▶ **Aim**:
Your task is to copy the listing exactly. Drop any pictures from the copy.

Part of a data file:
* start *
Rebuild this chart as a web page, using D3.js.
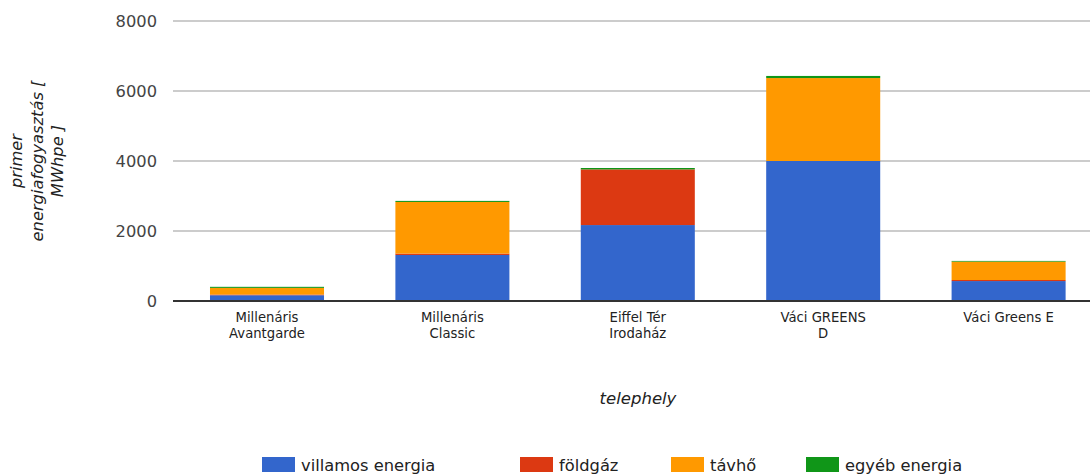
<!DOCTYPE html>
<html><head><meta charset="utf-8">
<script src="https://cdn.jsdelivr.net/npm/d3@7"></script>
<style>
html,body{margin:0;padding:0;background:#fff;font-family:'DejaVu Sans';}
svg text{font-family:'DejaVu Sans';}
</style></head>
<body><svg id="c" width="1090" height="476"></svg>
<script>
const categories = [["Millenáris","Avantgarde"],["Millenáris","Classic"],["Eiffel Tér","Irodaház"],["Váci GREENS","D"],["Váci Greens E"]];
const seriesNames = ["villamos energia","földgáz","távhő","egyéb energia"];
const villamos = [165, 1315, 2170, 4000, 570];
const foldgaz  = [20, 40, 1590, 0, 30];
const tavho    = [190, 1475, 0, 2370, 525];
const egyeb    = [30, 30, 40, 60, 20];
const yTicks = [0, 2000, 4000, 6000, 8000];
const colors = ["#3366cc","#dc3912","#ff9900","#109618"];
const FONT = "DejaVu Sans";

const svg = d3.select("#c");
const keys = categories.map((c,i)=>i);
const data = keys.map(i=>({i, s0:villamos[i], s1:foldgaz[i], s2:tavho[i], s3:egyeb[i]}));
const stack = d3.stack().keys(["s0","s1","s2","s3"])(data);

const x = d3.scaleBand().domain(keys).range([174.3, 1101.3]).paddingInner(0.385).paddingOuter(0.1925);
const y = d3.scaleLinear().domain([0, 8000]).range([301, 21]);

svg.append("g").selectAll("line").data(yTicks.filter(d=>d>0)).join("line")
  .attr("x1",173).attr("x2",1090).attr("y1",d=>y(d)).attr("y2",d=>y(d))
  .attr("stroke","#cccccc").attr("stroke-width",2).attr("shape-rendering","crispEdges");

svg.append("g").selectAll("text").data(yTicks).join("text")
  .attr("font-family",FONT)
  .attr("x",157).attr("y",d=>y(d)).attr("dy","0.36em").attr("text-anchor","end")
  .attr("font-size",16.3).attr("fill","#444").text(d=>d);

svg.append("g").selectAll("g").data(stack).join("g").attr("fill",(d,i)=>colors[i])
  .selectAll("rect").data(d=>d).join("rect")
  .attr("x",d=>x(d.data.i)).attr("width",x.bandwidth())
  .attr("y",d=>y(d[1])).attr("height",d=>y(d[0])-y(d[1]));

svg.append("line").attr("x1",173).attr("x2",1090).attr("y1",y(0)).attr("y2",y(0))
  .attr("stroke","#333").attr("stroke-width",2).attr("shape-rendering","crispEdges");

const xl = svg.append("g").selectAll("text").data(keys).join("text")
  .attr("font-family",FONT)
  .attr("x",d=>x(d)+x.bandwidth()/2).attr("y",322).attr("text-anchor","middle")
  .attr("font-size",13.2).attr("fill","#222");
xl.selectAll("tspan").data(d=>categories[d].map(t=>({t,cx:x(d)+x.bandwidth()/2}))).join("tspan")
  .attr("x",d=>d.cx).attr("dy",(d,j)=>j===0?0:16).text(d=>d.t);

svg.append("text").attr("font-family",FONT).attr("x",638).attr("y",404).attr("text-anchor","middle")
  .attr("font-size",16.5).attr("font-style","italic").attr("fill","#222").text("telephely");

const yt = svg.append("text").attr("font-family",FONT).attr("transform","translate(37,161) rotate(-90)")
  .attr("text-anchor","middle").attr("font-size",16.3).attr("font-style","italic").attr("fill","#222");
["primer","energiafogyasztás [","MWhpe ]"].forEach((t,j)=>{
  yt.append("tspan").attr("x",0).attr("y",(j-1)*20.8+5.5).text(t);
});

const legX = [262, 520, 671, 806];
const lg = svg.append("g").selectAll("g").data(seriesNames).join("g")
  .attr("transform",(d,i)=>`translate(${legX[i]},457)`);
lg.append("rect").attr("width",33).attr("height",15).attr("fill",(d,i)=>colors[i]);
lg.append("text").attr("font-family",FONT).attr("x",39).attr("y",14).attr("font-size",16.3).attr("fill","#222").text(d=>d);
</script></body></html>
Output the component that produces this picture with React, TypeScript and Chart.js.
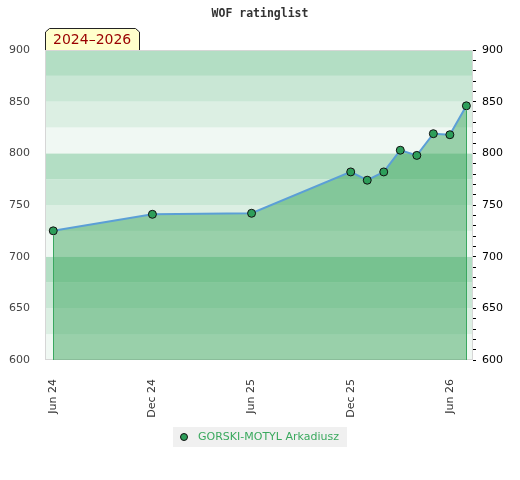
* end *
▶ **Complete response**:
Rebuild this chart as a web page, using D3.js.
<!DOCTYPE html>
<html><head><meta charset="utf-8">
<script src="https://cdn.jsdelivr.net/npm/d3@7"></script>
<style>
html,body{margin:0;padding:0;background:#fff;font-family:'DejaVu Sans';}
svg text{font-family:'DejaVu Sans';}
</style></head>
<body><svg id="c" width="1090" height="476"></svg>
<script>
const categories = [["Millenáris","Avantgarde"],["Millenáris","Classic"],["Eiffel Tér","Irodaház"],["Váci GREENS","D"],["Váci Greens E"]];
const seriesNames = ["villamos energia","földgáz","távhő","egyéb energia"];
const villamos = [165, 1315, 2170, 4000, 570];
const foldgaz  = [20, 40, 1590, 0, 30];
const tavho    = [190, 1475, 0, 2370, 525];
const egyeb    = [30, 30, 40, 60, 20];
const yTicks = [0, 2000, 4000, 6000, 8000];
const colors = ["#3366cc","#dc3912","#ff9900","#109618"];
const FONT = "DejaVu Sans";

const svg = d3.select("#c");
const keys = categories.map((c,i)=>i);
const data = keys.map(i=>({i, s0:villamos[i], s1:foldgaz[i], s2:tavho[i], s3:egyeb[i]}));
const stack = d3.stack().keys(["s0","s1","s2","s3"])(data);

const x = d3.scaleBand().domain(keys).range([174.3, 1101.3]).paddingInner(0.385).paddingOuter(0.1925);
const y = d3.scaleLinear().domain([0, 8000]).range([301, 21]);

svg.append("g").selectAll("line").data(yTicks.filter(d=>d>0)).join("line")
  .attr("x1",173).attr("x2",1090).attr("y1",d=>y(d)).attr("y2",d=>y(d))
  .attr("stroke","#cccccc").attr("stroke-width",2).attr("shape-rendering","crispEdges");

svg.append("g").selectAll("text").data(yTicks).join("text")
  .attr("font-family",FONT)
  .attr("x",157).attr("y",d=>y(d)).attr("dy","0.36em").attr("text-anchor","end")
  .attr("font-size",16.3).attr("fill","#444").text(d=>d);

svg.append("g").selectAll("g").data(stack).join("g").attr("fill",(d,i)=>colors[i])
  .selectAll("rect").data(d=>d).join("rect")
  .attr("x",d=>x(d.data.i)).attr("width",x.bandwidth())
  .attr("y",d=>y(d[1])).attr("height",d=>y(d[0])-y(d[1]));

svg.append("line").attr("x1",173).attr("x2",1090).attr("y1",y(0)).attr("y2",y(0))
  .attr("stroke","#333").attr("stroke-width",2).attr("shape-rendering","crispEdges");

const xl = svg.append("g").selectAll("text").data(keys).join("text")
  .attr("font-family",FONT)
  .attr("x",d=>x(d)+x.bandwidth()/2).attr("y",322).attr("text-anchor","middle")
  .attr("font-size",13.2).attr("fill","#222");
xl.selectAll("tspan").data(d=>categories[d].map(t=>({t,cx:x(d)+x.bandwidth()/2}))).join("tspan")
  .attr("x",d=>d.cx).attr("dy",(d,j)=>j===0?0:16).text(d=>d.t);

svg.append("text").attr("font-family",FONT).attr("x",638).attr("y",404).attr("text-anchor","middle")
  .attr("font-size",16.5).attr("font-style","italic").attr("fill","#222").text("telephely");

const yt = svg.append("text").attr("font-family",FONT).attr("transform","translate(37,161) rotate(-90)")
  .attr("text-anchor","middle").attr("font-size",16.3).attr("font-style","italic").attr("fill","#222");
["primer","energiafogyasztás [","MWhpe ]"].forEach((t,j)=>{
  yt.append("tspan").attr("x",0).attr("y",(j-1)*20.8+5.5).text(t);
});

const legX = [262, 520, 671, 806];
const lg = svg.append("g").selectAll("g").data(seriesNames).join("g")
  .attr("transform",(d,i)=>`translate(${legX[i]},457)`);
lg.append("rect").attr("width",33).attr("height",15).attr("fill",(d,i)=>colors[i]);
lg.append("text").attr("font-family",FONT).attr("x",39).attr("y",14).attr("font-size",16.3).attr("fill","#222").text(d=>d);
</script></body></html>
Output the component that produces this picture with React, TypeScript and Chart.js.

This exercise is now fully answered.